** Your task **
Everything from the first line of the data below through the line that contains "import seaborn as sns" should be written out exactly, please, and nothing more; the pictures stay out.

[Plotting code records]
-------------------------
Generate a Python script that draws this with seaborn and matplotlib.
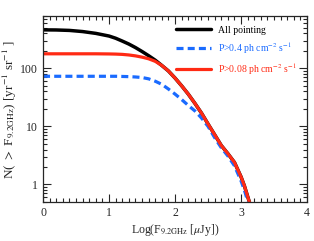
import numpy as np
import pandas as pd
import matplotlib
matplotlib.use('Agg')
import matplotlib.pyplot as plt
import matplotlib.ticker as mticker
import seaborn as sns

# log flux grid and cumulative counts
logf = [0, 0.2, 0.4, 0.6, 0.8, 1.0, 1.1, 1.2, 1.3, 1.4, 1.5, 1.6, 1.7, 1.8, 1.9,
        2.0, 2.1, 2.2, 2.3, 2.4, 2.5, 2.6, 2.7, 2.8, 2.9, 3.0, 3.05, 3.1, 3.13]
n_all = [460, 458, 450, 430, 400, 360, 330, 295, 262, 228, 195, 165, 138, 112, 90,
         68, 50, 36, 25, 17, 11, 7.2, 4.7, 3.4, 2.4, 1.35, 0.95, 0.62, 0.48]
n_p008 = [178, 178, 178, 178, 178, 177, 176, 174, 170, 164, 156, 146, 132, 112, 90,
          68, 50, 36, 25, 17, 11, 7.2, 4.7, 3.4, 2.4, 1.35, 0.95, 0.62, 0.48]
n_p04 = [73, 73, 73, 73, 73, 73, 73, 72.5, 72, 71, 69.5, 66, 60, 53, 44,
         36, 29, 23, 18.5, 14, 10, 6.4, 4.3, 3.1, 2.1, 1.15, 0.8, 0.52, 0.45]

labels = ['All pointing', r'P>0.4 ph cm$^{-2}$ s$^{-1}$', r'P>0.08 ph cm$^{-2}$ s$^{-1}$']

sns.set_style('ticks')
plt.rcParams['font.family'] = ['Liberation Serif', 'DejaVu Serif']
plt.rcParams['mathtext.fontset'] = 'stix'

fig = plt.figure(figsize=(3.14, 2.41), dpi=100)
ax = fig.add_axes([0.137, 0.162, 0.841, 0.772])

sns.lineplot(x=logf, y=n_all, color='black', lw=2.5, label=labels[0], ax=ax)
sns.lineplot(x=logf, y=n_p04, color='#1a6bff', lw=2.3, label=labels[1], ax=ax)
ax.lines[-1].set_dashes([2.2, 1.3])
sns.lineplot(x=logf, y=n_p008, color='#ff2a14', lw=2.3, label=labels[2], ax=ax)

ax.set_yscale('log')
ax.set_xlim(0, 4)
ax.set_ylim(0.5, 800)
ax.xaxis.set_major_locator(mticker.MultipleLocator(1))
ax.xaxis.set_minor_locator(mticker.MultipleLocator(0.1))
ax.yaxis.set_major_formatter(mticker.FuncFormatter(lambda v, p: '%g' % v))
ax.tick_params(direction='in', top=True, right=True, which='both', labelsize=8.5, width=0.8)
ax.tick_params(which='major', length=6)
ax.tick_params(which='minor', length=3)
for s in ax.spines.values():
    s.set_linewidth(0.9)

ax.set_xlabel(r'Log(F$_{9.2\mathrm{GHz}}$ [$\mu$Jy])', fontsize=8.5, labelpad=2)
ax.set_ylabel(r'N( $>$ F$_{9.2\mathrm{GHz}}$) [yr$^{-1}$ sr$^{-1}$ ]', fontsize=9.5, labelpad=1)

ax.legend(loc='upper right', frameon=False, fontsize=7, handlelength=3.6,
          labelcolor='linecolor', borderaxespad=0.6, labelspacing=0.55)

fig.savefig('out.png', dpi=100)
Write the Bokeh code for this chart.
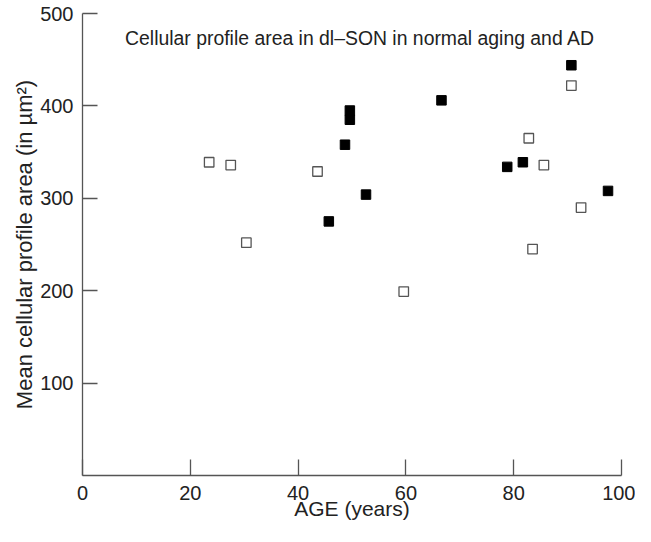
from bokeh.plotting import figure
from bokeh.models import Range1d, FixedTicker, Label, ColumnDataSource
from bokeh.embed import file_html
from bokeh.resources import INLINE

# Normal aging (open squares)
normal_age = [23.5, 27.5, 30.4, 43.6, 59.6, 82.8, 83.5, 85.6, 90.7, 92.5]
normal_area = [339, 336, 252, 329, 199, 365, 245, 336, 422, 290]

# Alzheimer's disease (filled squares)
ad_age = [45.7, 48.7, 49.6, 49.6, 52.6, 66.6, 78.8, 81.7, 90.7, 97.5]
ad_area = [275, 358, 385, 395, 304, 406, 334, 339, 444, 308]

x_ticks = [0, 20, 40, 60, 80, 100]
y_ticks = [100, 200, 300, 400, 500]

FONT = "Liberation Sans"
TXT = "#222222"

p = figure(width=635, height=526, output_backend="svg", toolbar_location=None,
           x_range=Range1d(0, 100), y_range=Range1d(0, 500),
           min_border_left=82, min_border_right=14, min_border_top=13, min_border_bottom=51)
p.outline_line_color = None
p.xgrid.visible = False
p.ygrid.visible = False
p.background_fill_color = "white"
p.border_fill_color = "white"

for ax in (p.xaxis[0], p.yaxis[0]):
    ax.axis_line_color = "#555555"
    ax.axis_line_width = 1.3
    ax.major_tick_line_color = "#555555"
    ax.major_tick_line_width = 1.3
    ax.major_tick_out = 0
    ax.minor_tick_line_color = None
    ax.major_label_text_font = FONT
    ax.major_label_text_font_size = "20px"
    ax.major_label_text_color = TXT
    ax.axis_label_text_font = FONT
    ax.axis_label_text_font_style = "normal"
    ax.axis_label_text_color = TXT

p.xaxis.ticker = FixedTicker(ticks=x_ticks)
p.yaxis.ticker = FixedTicker(ticks=y_ticks)
p.xaxis.major_tick_in = 16
p.yaxis.major_tick_in = 15
p.xaxis.major_label_standoff = 10
p.yaxis.major_label_standoff = 9
p.xaxis.axis_label = "AGE (years)"
p.xaxis.axis_label_text_font_size = "21px"
p.xaxis.axis_label_standoff = -6
p.yaxis.axis_label = "Mean cellular profile area (in µm²)"
p.yaxis.axis_label_text_font_size = "22px"
p.yaxis.axis_label_standoff = 0

src_n = ColumnDataSource(dict(x=normal_age, y=normal_area))
src_a = ColumnDataSource(dict(x=ad_age, y=ad_area))
p.scatter("x", "y", source=src_n, marker="square", size=9.5,
          fill_color="white", line_color="#555555", line_width=1.3)
p.scatter("x", "y", source=src_a, marker="square", size=9.5,
          fill_color="black", line_color="black", line_width=1)

title = Label(x=7.9, y=473, text="Cellular profile area in dl–SON in normal aging and AD",
              text_font=FONT, text_font_size="19.4px", text_color=TXT,
              text_baseline="alphabetic", text_align="left")
p.add_layout(title)

open("out.html", "w").write(file_html(p, INLINE))
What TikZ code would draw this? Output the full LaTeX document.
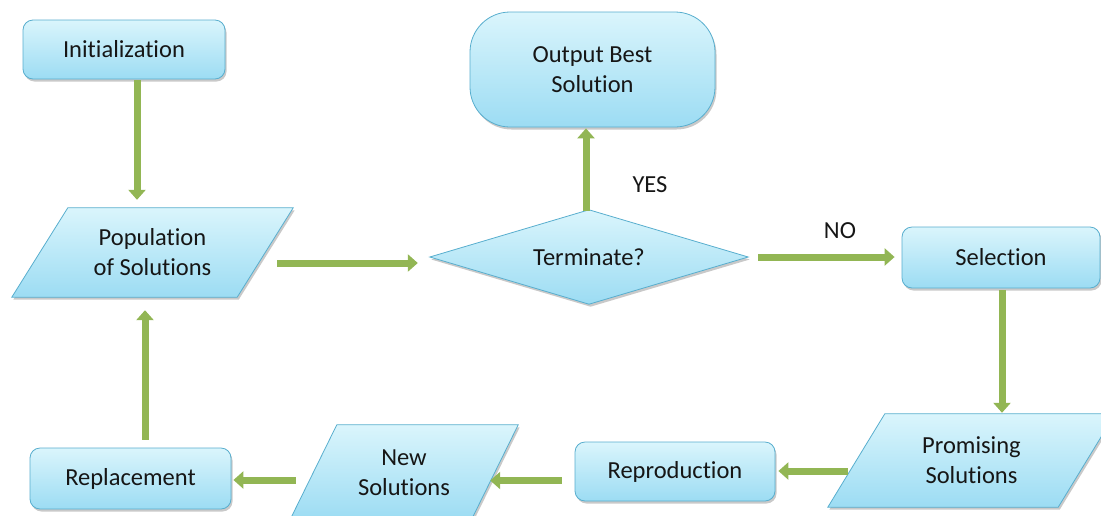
\documentclass[tikz,border=0pt]{standalone}
\usepackage{fontspec}
\setmainfont{Carlito}[Ligatures=NoCommon,RawFeature={-liga;-clig}]
\usetikzlibrary{arrows.meta,shadows,calc,backgrounds}
\definecolor{boxtop}{RGB}{218,245,252}
\definecolor{boxbot}{RGB}{156,220,243}
\definecolor{boxline}{RGB}{88,174,206}
\definecolor{arrgreen}{RGB}{146,182,84}
\definecolor{txt}{RGB}{22,22,22}
\begin{document}
\begin{tikzpicture}[x=1pt,y=-1pt,
  font=\fontsize{24.5}{30}\selectfont, text=txt,
  shad/.style={drop shadow={shadow xshift=1.5pt,shadow yshift=-2.5pt,opacity=0.3,fill=black!70}},
  box/.style={draw=boxline,line width=0.8pt,top color=boxtop,bottom color=boxbot,
    rounded corners=10pt,shad,align=center,inner sep=0pt},
  ghost/.style={inner sep=0pt,align=center},
  shapefill/.style={draw=boxline,line width=0.8pt,top color=boxtop,bottom color=boxbot,shad},
  arr/.style={draw=arrgreen,line width=7pt,-{Triangle[width=17pt,length=10pt]}},
  lbl/.style={inner sep=0pt}]
\useasboundingbox (0,0) rectangle (1101,515);

% nodes
\node[box,minimum width=202pt,minimum height=59pt] (init) at (124,49.5) {Initialization};
\node[box,rounded corners=40pt,minimum width=245pt,minimum height=115pt] (out) at (592.5,69.5) {Output Best\\Solution};
\node[ghost,minimum width=281pt,minimum height=89pt] (pop) at (152.5,252.5) {Population\\of Solutions};
\node[ghost,minimum width=318pt,minimum height=94pt] (term) at (589,257) {\raisebox{-4pt}{Terminate?}};
\node[box,minimum width=198pt,minimum height=61pt] (sel) at (1001,257.5) {Selection};
\node[ghost,minimum width=287pt,minimum height=93pt] (prom) at (971.5,460.5) {Promising\\Solutions};
\node[box,minimum width=200pt,minimum height=59pt] (rep) at (675,471.5) {Reproduction};
\node[ghost,minimum width=228pt,minimum height=95pt] (new) at (404,472.5) {New\\Solutions};
\node[box,minimum width=201pt,minimum height=61pt] (repl) at (130.5,478.5) {Replacement};

\begin{scope}[on background layer]
\path[shapefill] ($(pop.north west)+(56,0)$) -- (pop.north east) -- ($(pop.south east)+(-56,0)$) -- (pop.south west) -- cycle;
\path[shapefill] (term.west) -- (term.north) -- (term.east) -- (term.south) -- cycle;
\path[shapefill] ($(prom.north west)+(57,0)$) -- (prom.north east) -- ($(prom.south east)+(-57,0)$) -- (prom.south west) -- cycle;
\path[shapefill] ($(new.north west)+(47,0)$) -- (new.north east) -- ($(new.south east)+(-47,0)$) -- (new.south west) -- cycle;
\end{scope}

% labels
\node[lbl] (yes) at (650,185) {YES};
\node[lbl] (no) at (840,231) {NO};

% connectors
\coordinate (c1) at ([xshift=13pt,yshift=-1pt]init.south);
\draw[arr,shorten >=8pt] (c1) -- (c1 |- pop.north);
\coordinate (c2) at ([xshift=-16pt,yshift=-10.5pt]pop.east);
\draw[arr,shorten >=12pt] (c2) -- (c2 -| term.west);
\coordinate (c3) at ([xshift=-3pt,yshift=-1pt]term.north);
\draw[arr,shorten >=1pt] (c3) -- (c3 |- out.south);
\coordinate (c4) at ([xshift=10pt]term.east);
\draw[arr,shorten >=7pt] (c4) -- (c4 -| sel.west);
\coordinate (c5) at ([xshift=1pt,yshift=-2pt]sel.south);
\draw[arr,shorten >=1pt] (c5) -- (c5 |- prom.north);
\coordinate (c6) at ([xshift=20pt,yshift=-10.5pt]prom.west);
\draw[arr,shorten >=3pt] (c6) -- (c6 -| rep.east);
\coordinate (c7) at ([xshift=-13pt,yshift=-9pt]rep.west);
\draw[arr,shorten >=-28pt] (c7) -- (c7 -| new.east);
\coordinate (c8) at ([xshift=6pt,yshift=-7.5pt]new.west);
\draw[arr,shorten >=2pt] (c8) -- (c8 -| repl.east);
\coordinate (c9) at ([xshift=14.5pt,yshift=8pt]repl.north);
\draw[arr,shorten >=13pt] (c9) -- (c9 |- pop.south);
\end{tikzpicture}
\end{document}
-------------------------
** Result of this exercise **
Generate a Python script that draws this with seaborn and matplotlib.
import numpy as np
import pandas as pd
import matplotlib
matplotlib.use('Agg')
import matplotlib.pyplot as plt
import matplotlib.ticker as mticker
import seaborn as sns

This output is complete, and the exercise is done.